Basti’s Buggy Blog

Poking at software.

Setting up Docker in Docker (dind/socket) with GitLab Runners

GitLab’s Continuos Integration / Delivery (CI/CD) workflow utilizes GitLab Runners which can be registered with the GitLab instance to execute individual CI/CD jobs. Depending on the Runner configuration, the jobs are executed in a different environment. Whereas in the Shell Runner commands are executed directly on the runner host, the Docker Runner spawns a new Docker container for each job. This post describes how to setup a Docker Runner that is able to build and run Docker images with bind-mounts.

TL;DR

This GitLab Docker Runner configuration should work for most projects. It uses a socket passthrough and a bind-mount to the /builds directory.

[[runners]]
  name = "docker-socket"
  url = "https://<your gitlab server>"
  token = "<your runner token>"
  executor = "docker"
  [runners.custom_build_dir]
  [runners.cache]
    [runners.cache.s3]
    [runners.cache.gcs]
    [runners.cache.azure]
  [runners.docker]
    tls_verify = false
    image = "docker:edge-git"
    privileged = false
    disable_entrypoint_overwrite = false
    oom_kill_disable = false
    disable_cache = false
    # bind-mount the /builds directory to the host + pass through host Docker socket
    volumes = ["/builds:/builds", "/cache", "/var/run/docker.sock:/var/run/docker.sock"]
    shm_size = 0

Table of Contents

dind vs Socket Passthrough

If you want to interact with Docker containers inside another Docker container, you basically have two options: dind and socket passthrough. If you already know what the difference is, skip ahead to the next section.

Socket Passthrough

For understanding the socket passthrough method, it is important to distinguish between the separate applications Docker daemon and Docker CLI. Whenever you interact with the Docker CLI, your commands are forwarded to the Docker daemon. On your local development machine this daemon will likely run on the same machine the CLI is called from. Because no network connection needs to be traversed in this local setup, the UNIX socket /var/run/docker.sock is used for communication between the daemon and the CLI.

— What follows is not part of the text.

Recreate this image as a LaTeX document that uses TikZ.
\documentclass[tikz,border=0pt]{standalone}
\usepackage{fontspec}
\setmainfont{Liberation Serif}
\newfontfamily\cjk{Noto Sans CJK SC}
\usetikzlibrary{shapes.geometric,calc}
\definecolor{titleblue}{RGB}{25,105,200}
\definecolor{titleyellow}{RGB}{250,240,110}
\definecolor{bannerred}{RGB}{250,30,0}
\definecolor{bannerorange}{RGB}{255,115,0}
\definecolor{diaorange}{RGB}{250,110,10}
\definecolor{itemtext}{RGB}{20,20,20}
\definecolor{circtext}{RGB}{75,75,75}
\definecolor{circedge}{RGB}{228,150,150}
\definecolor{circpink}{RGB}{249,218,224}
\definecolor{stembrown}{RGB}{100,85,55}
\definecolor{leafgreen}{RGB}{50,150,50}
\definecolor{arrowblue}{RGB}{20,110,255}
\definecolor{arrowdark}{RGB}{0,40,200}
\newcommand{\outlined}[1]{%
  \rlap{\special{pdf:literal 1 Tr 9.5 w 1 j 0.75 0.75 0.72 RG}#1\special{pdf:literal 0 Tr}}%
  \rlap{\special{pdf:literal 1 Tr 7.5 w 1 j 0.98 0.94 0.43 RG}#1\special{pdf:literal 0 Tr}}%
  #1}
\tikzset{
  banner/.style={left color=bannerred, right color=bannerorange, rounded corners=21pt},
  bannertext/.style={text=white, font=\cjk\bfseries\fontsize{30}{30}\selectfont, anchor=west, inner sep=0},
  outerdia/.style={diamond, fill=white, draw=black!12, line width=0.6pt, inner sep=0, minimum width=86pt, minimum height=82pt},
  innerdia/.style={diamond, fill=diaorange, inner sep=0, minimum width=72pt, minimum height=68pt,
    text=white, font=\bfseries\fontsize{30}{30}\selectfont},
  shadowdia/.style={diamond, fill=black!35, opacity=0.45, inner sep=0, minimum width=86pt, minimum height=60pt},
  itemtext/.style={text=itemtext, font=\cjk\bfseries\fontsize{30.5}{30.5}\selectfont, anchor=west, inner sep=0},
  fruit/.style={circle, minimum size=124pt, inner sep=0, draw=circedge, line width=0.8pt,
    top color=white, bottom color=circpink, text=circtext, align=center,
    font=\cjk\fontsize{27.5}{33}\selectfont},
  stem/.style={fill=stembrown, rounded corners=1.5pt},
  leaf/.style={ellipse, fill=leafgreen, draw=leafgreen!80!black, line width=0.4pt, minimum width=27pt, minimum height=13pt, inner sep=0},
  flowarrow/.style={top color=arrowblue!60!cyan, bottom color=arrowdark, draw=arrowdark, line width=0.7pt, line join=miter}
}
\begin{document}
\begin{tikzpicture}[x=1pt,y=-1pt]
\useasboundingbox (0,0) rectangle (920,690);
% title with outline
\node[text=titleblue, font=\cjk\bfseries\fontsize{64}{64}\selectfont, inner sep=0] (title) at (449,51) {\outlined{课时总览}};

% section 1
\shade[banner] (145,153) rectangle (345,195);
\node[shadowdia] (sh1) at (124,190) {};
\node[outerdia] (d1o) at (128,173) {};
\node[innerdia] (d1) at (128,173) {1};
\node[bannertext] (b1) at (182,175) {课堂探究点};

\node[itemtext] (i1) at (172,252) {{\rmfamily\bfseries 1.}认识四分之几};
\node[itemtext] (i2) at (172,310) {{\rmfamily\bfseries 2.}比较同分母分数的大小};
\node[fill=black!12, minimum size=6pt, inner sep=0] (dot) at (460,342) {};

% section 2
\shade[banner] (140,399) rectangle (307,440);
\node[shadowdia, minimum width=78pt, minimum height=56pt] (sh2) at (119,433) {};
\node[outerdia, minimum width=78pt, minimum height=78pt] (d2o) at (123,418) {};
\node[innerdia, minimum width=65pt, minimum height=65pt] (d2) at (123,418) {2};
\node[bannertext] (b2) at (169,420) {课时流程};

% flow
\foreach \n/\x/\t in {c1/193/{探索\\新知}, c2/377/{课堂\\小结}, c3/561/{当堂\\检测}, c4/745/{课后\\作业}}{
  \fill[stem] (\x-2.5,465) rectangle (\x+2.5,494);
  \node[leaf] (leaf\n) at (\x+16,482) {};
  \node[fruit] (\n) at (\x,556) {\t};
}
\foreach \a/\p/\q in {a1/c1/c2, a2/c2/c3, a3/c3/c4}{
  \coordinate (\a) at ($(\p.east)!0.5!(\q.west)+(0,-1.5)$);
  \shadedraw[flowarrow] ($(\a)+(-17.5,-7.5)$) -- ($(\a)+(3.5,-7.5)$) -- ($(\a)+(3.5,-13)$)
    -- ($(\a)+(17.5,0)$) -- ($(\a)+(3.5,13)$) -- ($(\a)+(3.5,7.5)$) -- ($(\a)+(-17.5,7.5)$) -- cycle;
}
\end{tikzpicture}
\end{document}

You might have wondered why it is necessary to set the “context” in the docker build -f Dockerfile ./context command. Since the Docker daemon, which is responsible for building the image, might run on a different machine which does not have access to the local file system, all the files required for building the Docker image have to be sent to the remote host.

The Docker daemon supports a multitude of interfaces (e.g. TCP, SSH, …) for receiving commands via the network. If the DOCKER_HOST environment variable is set, the CLI will forward all commands to the specified remote Docker daemon.

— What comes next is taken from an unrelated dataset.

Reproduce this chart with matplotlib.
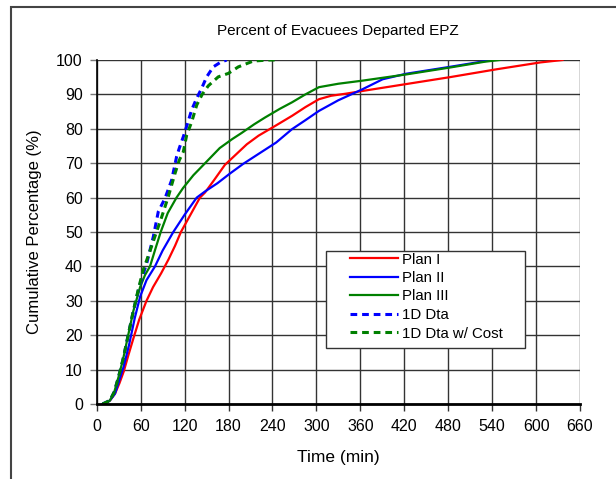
import matplotlib
matplotlib.use("Agg")
import matplotlib.pyplot as plt
from matplotlib.patches import Rectangle

plt.rcParams['font.family'] = ['Liberation Sans', 'DejaVu Sans']

# Plan I (red)
plan1_t = [10, 18, 25, 31, 37, 43, 50, 58, 68, 77, 88, 98, 107, 115, 128, 141, 148, 160, 175, 190,
           205, 221, 245, 267, 285, 303.5, 320, 340, 363, 422.5, 482, 546, 606, 636]
plan1_y = [0, 1, 3, 6, 9.5, 14, 19, 24.5, 30, 34, 38, 42, 46, 50, 55, 60, 61.5, 65, 69.5, 72.5,
           75.5, 78, 81, 83.8, 86.3, 88.6, 89.6, 90.2, 91, 93, 95, 97.3, 99.3, 100]

# Plan II (blue)
plan2_t = [8, 18, 25, 31, 37, 44, 52, 59.3, 68, 79.6, 90, 104.6, 120, 136.6, 148, 165, 182, 200,
           221, 245, 266.75, 285, 303.5, 330, 363, 390.5, 422.5, 482, 528, 540]
plan2_y = [0, 1, 3, 7, 11, 17, 25, 31.2, 36, 40, 44.6, 50, 55, 60, 61.8, 64.2, 67, 69.8,
           72.7, 76, 79.9, 82.5, 85.2, 88.3, 91.5, 94.4, 96, 98, 99.6, 100]

# Plan III (green)
plan3_t = [8, 18, 24, 30, 36, 42, 50, 59.3, 66, 72.8, 80, 87.4, 97, 109, 118, 132, 148, 168, 185,
           198, 215, 230, 250, 266.75, 285, 303.5, 330, 363, 422.5, 482, 530, 550]
plan3_y = [0, 1, 3.5, 8, 13, 19, 27, 34, 37.5, 40, 45, 50, 55.5, 60, 62.8, 66.5, 70, 74.4, 77,
           78.8, 81.3, 83.3, 85.8, 87.7, 90, 92.1, 93.1, 94, 95.8, 97.8, 99.5, 100]

# 1D Dta (blue dashed)
dta_t = [8, 18, 24, 30, 36, 42, 50, 58, 63, 68.3, 77.3, 84.1, 93.3, 102.4, 109.2, 113, 118.3,
         123.7, 129.7, 136.6, 143.4, 150.2, 159.2, 168, 177.5]
dta_y = [0, 1, 3.5, 8, 13, 19, 27, 34, 37.5, 40.9, 48.6, 55.9, 59.8, 65.1, 72, 74.5, 77.7,
         81.3, 85.5, 88.9, 91.8, 95.1, 98, 99.2, 100]

# 1D Dta w/ Cost (green dashed)
dtac_t = [8, 18, 24, 30, 36, 42, 50, 57, 63.6, 72, 80, 88.8, 97.8, 106.9, 112.8, 118.3, 122.9,
          129.7, 136.6, 144, 152.4, 166, 179.7, 193.4, 213.9, 235, 243]
dtac_y = [0, 1, 3.5, 8, 13, 19, 27, 33.5, 39, 44, 49, 54.4, 60.3, 67, 70.9, 73.3, 78.2,
          82, 86.9, 90, 92.5, 95.1, 96.1, 98, 99.7, 100, 100]

x_ticks = list(range(0, 661, 60))
y_ticks = list(range(0, 101, 10))

W, H = 616, 479
AX_L, AX_R, AX_T, AX_B = 96.7, 580, 60, 404

fig = plt.figure(figsize=(W / 100, H / 100), dpi=100)
ax = fig.add_axes([AX_L / W, 1 - AX_B / H, (AX_R - AX_L) / W, (AX_B - AX_T) / H])

# chart-area border
fig.patches.append(Rectangle((11 / W, -0.2), 1.2, (H - 7) / H + 0.2,
                             transform=fig.transFigure, fill=False,
                             edgecolor='#444444', linewidth=1.5))

ax.plot(plan1_t, plan1_y, color='#ff0000', lw=1.6, label='Plan I')
ax.plot(plan2_t, plan2_y, color='#0000ff', lw=1.6, label='Plan II')
ax.plot(plan3_t, plan3_y, color='#008000', lw=1.6, label='Plan III')
ax.plot(dta_t, dta_y, color='#0000ff', lw=2.2, ls=(0, (2.2, 1.6)), label='1D Dta')
ax.plot(dtac_t, dtac_y, color='#008000', lw=2.2, ls=(0, (2.2, 1.6)), label='1D Dta w/ Cost')

ax.set_xlim(0, 660)
ax.set_ylim(0, 100)
ax.set_xticks(x_ticks)
ax.set_yticks(y_ticks)
ax.grid(True, color='#333333', lw=1)
ax.set_axisbelow(True)
for s in ['top', 'right']:
    ax.spines[s].set_visible(False)
ax.spines['left'].set_color('black')
ax.spines['left'].set_linewidth(1.2)
ax.spines['bottom'].set_color('black')
ax.spines['bottom'].set_linewidth(2)
ax.tick_params(axis='x', direction='out', length=5, width=1, colors='#333333', labelcolor='black',
               labelsize=11.5, pad=6)
ax.tick_params(axis='y', direction='out', length=5, width=1, colors='#777777', labelcolor='black',
               labelsize=11.5, pad=5)

ax.set_title('Percent of Evacuees Departed EPZ', fontsize=11, pad=18)
ax.set_xlabel('Time (min)', fontsize=12.5, labelpad=11)
ax.set_ylabel('Cumulative Percentage (%)', fontsize=12, labelpad=10)

def fx(px):
    return (px - AX_L) / (AX_R - AX_L)

def fy(py):
    return (AX_B - py) / (AX_B - AX_T)

# legend box drawn manually (Excel-style padding)
ax.add_patch(Rectangle((fx(326), fy(348)), fx(525) - fx(326), fy(251) - fy(348),
                       transform=ax.transAxes, facecolor='white', edgecolor='#333333',
                       linewidth=1, zorder=5))
leg = ax.legend(loc='upper left', bbox_to_anchor=(fx(350), fy(252.5)),
                fontsize=10.8, frameon=False, handlelength=3.2,
                borderpad=0, labelspacing=0.3, handletextpad=0.3, borderaxespad=0)
leg.set_zorder(6)

fig.savefig('out.png', dpi=100)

The idea of socket passthrough is simple: Make the host’s Docker daemon accessible to the Docker CLI inside a container by bind-mounting the docker.sock UNIX socket. This can be achieved by bind-mounting the socket with -v/var/run/docker.sock:/var/run/docker.sock. The Docker CLI inside the container will send commands to the container-local UNIX socket /var/run/docker.sock — just like it would on the host system. Thanks to the bind mount, this socket inside the container refers to the socket on the host system. Since containers basically™ are isolated processes, the socket can be accessed locally without any network stack being involved.

Bind-mounting the socket forwards all Docker commands to the Docker daemon running on the host. All Docker commands will be relative to the host system, which means that bind-mounts will always refer to locations on the host, not to locations in the container. Sharing a directory in the container file-system, which is not available on the host, is not possible through bind-mounts.

Docker in Docker (dind)

Unlike the passthrough method, dind actually creates a separate Docker daemon inside a docker container. Since a Docker daemon needs permission to do all the process isolation goodness (cgroups, …), the container with the Docker daemon requires to be launched with the --privileged flag.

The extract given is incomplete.